By Alireza Ramezani, for Al-Monitor. Any opinions expressed are those of the author, and do not necessarily reflect the views of Iran Business News.
Iranian economists worry about both Clinton and Trump
Among all the US presidential candidates, the Democratic contender Bernie Sanders was certainly a favorite of the Islamic Republic of Iran, the prominent Iranian economist Fariborz Raisdana told Al-Monitor. Sanders — who declared on Jan. 17 that America had to “normalize relations” with Iran — is now out of the race, however, with Hillary Clinton the presumptive Democratic nominee.
Neither of the two remaining contenders, the other being the Republican nominee, Donald Trump, is likely to mean a boost for Iran’s faltering economy, said Raisdana.
“As far as economic issues are concerned, America will act only within the framework of capitalism, regardless of who is going to be [the next] president,” the socialist economist and university professor told Al-Monitor. He added that there is an “ongoing negative approach” toward Tehran in Washington that won’t change despite recent political developments in Iran that have seen pro-Western Reformists and moderates gain a stronger position in parliament.
In the best-case scenario, Raisdana said, the United States could export capital to Iran, but that would be insufficient because the Iranian economy is suffering from “injustice, high inflation and high unemployment.” In his view, neither Clinton nor Trump will have a “positive impact” on Iran’s economy.

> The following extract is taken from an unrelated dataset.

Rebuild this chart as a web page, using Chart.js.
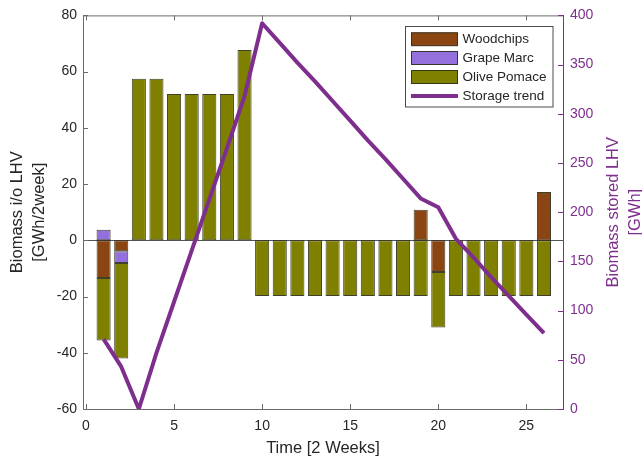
<!DOCTYPE html>
<html>
<head>
<meta charset="utf-8">
<script src="https://cdn.jsdelivr.net/npm/chart.js@4/dist/chart.umd.min.js"></script>
<style>
  html, body { margin: 0; padding: 0; background: #fff; }
  #wrap { width: 642px; height: 462px; }
</style>
</head>
<body>
<div id="wrap"><canvas id="c" width="642" height="462"></canvas></div>
<script>
// ---- data ----
const weeks = [1,2,3,4,5,6,7,8,9,10,11,12,13,14,15,16,17,18,19,20,21,22,23,24,25,26];
const woodchips = [-13.4,-3.9,0,0,0,0,0,0,0,0,0,0,0,0,0,0,0,0,10.9,-11.3,0,0,0,0,0,17.2];
const grapeMarc = [3.8,-4.2,0,0,0,0,0,0,0,0,0,0,0,0,0,0,0,0,0,0,0,0,0,0,0,0];
const olivePomace = [-22.2,-33.9,57.5,57.5,52.0,52.0,52.0,52.0,67.7,-19.8,-19.8,-19.8,-19.8,-19.8,-19.8,-19.8,-19.8,-19.8,-19.8,-19.7,-19.8,-19.8,-19.8,-19.8,-19.8,-19.8];
const storage = [71,43,0,57,109,161,213,265,318,392,372,352,333,313,293,273,254,234,214,205,173,154,134,115,96,77];
const seriesNames = ['Woodchips','Grape Marc','Olive Pomace','Storage trend'];
const xTicks = [0,5,10,15,20,25];
const leftTicks = [-60,-40,-20,0,20,40,60,80];
const rightTicks = [0,50,100,150,200,250,300,350,400];

const C_WOOD = '#8B4513', C_GRAPE = '#9370DB', C_OLIVE = '#808000', C_LINE = '#7E2F8E';
const AX = '#6b6b6b', TXT = '#262626';

Chart.defaults.font.family = "'Liberation Sans', Arial, Helvetica, sans-serif";
Chart.defaults.font.size = 14;
Chart.defaults.color = TXT;

const pts = arr => weeks.map((w, i) => ({ x: w, y: arr[i] === 0 ? null : arr[i] }));

const barStyle = c => ({
  backgroundColor: c, borderColor: 'rgba(30,30,10,0.85)', borderWidth: 1,
  borderSkipped: false, categoryPercentage: 1.0, barPercentage: 0.8,
  yAxisID: 'y', order: 1
});

const framePlugin = {
  id: 'framePlugin',
  beforeDatasetsDraw(chart) {
    const { ctx, chartArea: a, scales } = chart;
    const y0 = Math.round(scales.y.getPixelForValue(0)) + 0.5;
    ctx.save();
    ctx.strokeStyle = '#555';
    ctx.lineWidth = 1;
    ctx.beginPath(); ctx.moveTo(a.left, y0); ctx.lineTo(a.right, y0); ctx.stroke();
    ctx.restore();
  },
  afterDraw(chart) {
    const { ctx, chartArea: a, scales } = chart;
    const TL = 5;
    ctx.save();
    ctx.lineWidth = 1;
    // top border
    ctx.strokeStyle = AX;
    ctx.beginPath(); ctx.moveTo(a.left, a.top + 0.5); ctx.lineTo(a.right, a.top + 0.5); ctx.stroke();
    // x ticks (bottom & top, inward)
    xTicks.forEach(v => {
      const px = Math.round(scales.x.getPixelForValue(v)) + 0.5;
      ctx.beginPath();
      ctx.moveTo(px, a.bottom); ctx.lineTo(px, a.bottom - TL);
      ctx.moveTo(px, a.top); ctx.lineTo(px, a.top + TL);
      ctx.stroke();
    });
    // left ticks
    leftTicks.forEach(v => {
      const py = Math.round(scales.y.getPixelForValue(v)) + 0.5;
      ctx.beginPath(); ctx.moveTo(a.left, py); ctx.lineTo(a.left + TL, py); ctx.stroke();
    });
    // right ticks
    ctx.strokeStyle = C_LINE;
    rightTicks.forEach(v => {
      const py = Math.round(scales.y2.getPixelForValue(v)) + 0.5;
      ctx.beginPath(); ctx.moveTo(a.right, py); ctx.lineTo(a.right - TL, py); ctx.stroke();
    });
    // right axis title (reads bottom-to-top)
    ctx.fillStyle = C_LINE;
    ctx.font = "16.5px 'Liberation Sans', Arial, sans-serif";
    ctx.textAlign = 'center';
    ctx.textBaseline = 'middle';
    ctx.translate(613, (a.top + a.bottom) / 2);
    ctx.rotate(-Math.PI / 2);
    ctx.fillText('Biomass stored LHV', 0, 0);
    ctx.fillText('[GWh]', 0, 22);
    ctx.restore();

    // legend
    ctx.save();
    const bx = 405.5, by = 26.5, bw = 147.5, bh = 80.5;
    ctx.fillStyle = '#fff';
    ctx.fillRect(bx, by, bw, bh);
    ctx.strokeStyle = '#4a4a4a';
    ctx.lineWidth = 1;
    ctx.strokeRect(bx, by, bw, bh);
    const rows = [39.2, 58, 77, 96];
    const ds = chart.data.datasets;
    ctx.font = "13.5px 'Liberation Sans', Arial, sans-serif";
    ctx.textAlign = 'left';
    ctx.textBaseline = 'middle';
    ds.forEach((d, i) => {
      const cy = rows[i];
      if (d.type === 'line') {
        ctx.strokeStyle = d.borderColor; ctx.lineWidth = 4;
        ctx.beginPath(); ctx.moveTo(411, cy); ctx.lineTo(458, cy); ctx.stroke();
      } else {
        ctx.fillStyle = d.backgroundColor;
        ctx.fillRect(411.5, cy - 6.5, 46, 13);
        ctx.strokeStyle = 'rgba(30,30,10,0.85)'; ctx.lineWidth = 1;
        ctx.strokeRect(411.5, cy - 6.5, 46, 13);
      }
      ctx.fillStyle = TXT;
      ctx.fillText(d.label, 462.5, cy + 0.5);
    });
    ctx.restore();
  }
};

new Chart(document.getElementById('c'), {
  type: 'bar',
  data: {
    datasets: [
      Object.assign({ label: seriesNames[0], data: pts(woodchips) }, barStyle(C_WOOD)),
      Object.assign({ label: seriesNames[1], data: pts(grapeMarc) }, barStyle(C_GRAPE)),
      Object.assign({ label: seriesNames[2], data: pts(olivePomace) }, barStyle(C_OLIVE)),
      {
        type: 'line', label: seriesNames[3],
        data: weeks.map((w, i) => ({ x: w, y: storage[i] })),
        borderColor: C_LINE, backgroundColor: C_LINE, borderWidth: 4,
        pointRadius: 0, tension: 0, borderJoinStyle: 'round', borderCapStyle: 'butt',
        yAxisID: 'y2', order: 0
      }
    ]
  },
  options: {
    responsive: false,
    animation: false,
    events: [],
    layout: { padding: { top: 15, left: 0, right: 0, bottom: 0 } },
    plugins: { legend: { display: false }, tooltip: { enabled: false } },
    scales: {
      x: {
        type: 'linear', min: -0.17, max: 27.08, stacked: true, offset: false,
        grid: { display: false, drawTicks: false, offset: false },
        border: { display: true, color: AX, width: 1 },
        ticks: { stepSize: 5, includeBounds: false, padding: 9, color: TXT, font: { size: 14 } },
        title: { display: true, text: 'Time [2 Weeks]', color: TXT, font: { size: 16.5 }, padding: { top: 0, bottom: 4 } },
        afterFit: s => { s.height = 53; }
      },
      y: {
        position: 'left', stacked: true, min: -60, max: 80,
        grid: { display: false, drawTicks: false },
        border: { display: true, color: AX, width: 1 },
        ticks: { stepSize: 20, padding: 6, color: TXT, font: { size: 14 } },
        title: { display: true, text: ['Biomass i/o LHV', '[GWh/2week]'], color: TXT,
                 font: { size: 16.5, lineHeight: 1.364 }, padding: { top: 6, bottom: 0 } },
        afterFit: s => { s.width = 83; }
      },
      y2: {
        position: 'right', min: 0, max: 400,
        grid: { display: false, drawTicks: false },
        border: { display: true, color: C_LINE, width: 1 },
        ticks: { stepSize: 50, padding: 7, color: C_LINE, font: { size: 14 } },
        afterFit: s => { s.width = 79; }
      }
    }
  },
  plugins: [framePlugin]
});
</script>
</body>
</html>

Clinton, who claimed that she was the only adult in the presidential race when it comes to foreign policy, announced in January that her approach toward Iran would be to “distrust and verify.” She, however, welcomed full implementation of the 2015 Joint Comprehensive Plan of Action (JCPOA), a major part of which focuses on lifting economic sanctions on Iran. Clinton described the landmark nuclear deal as an important achievement of diplomacy “backed by pressure,” referring to her effort to intensify sanctions on Iran.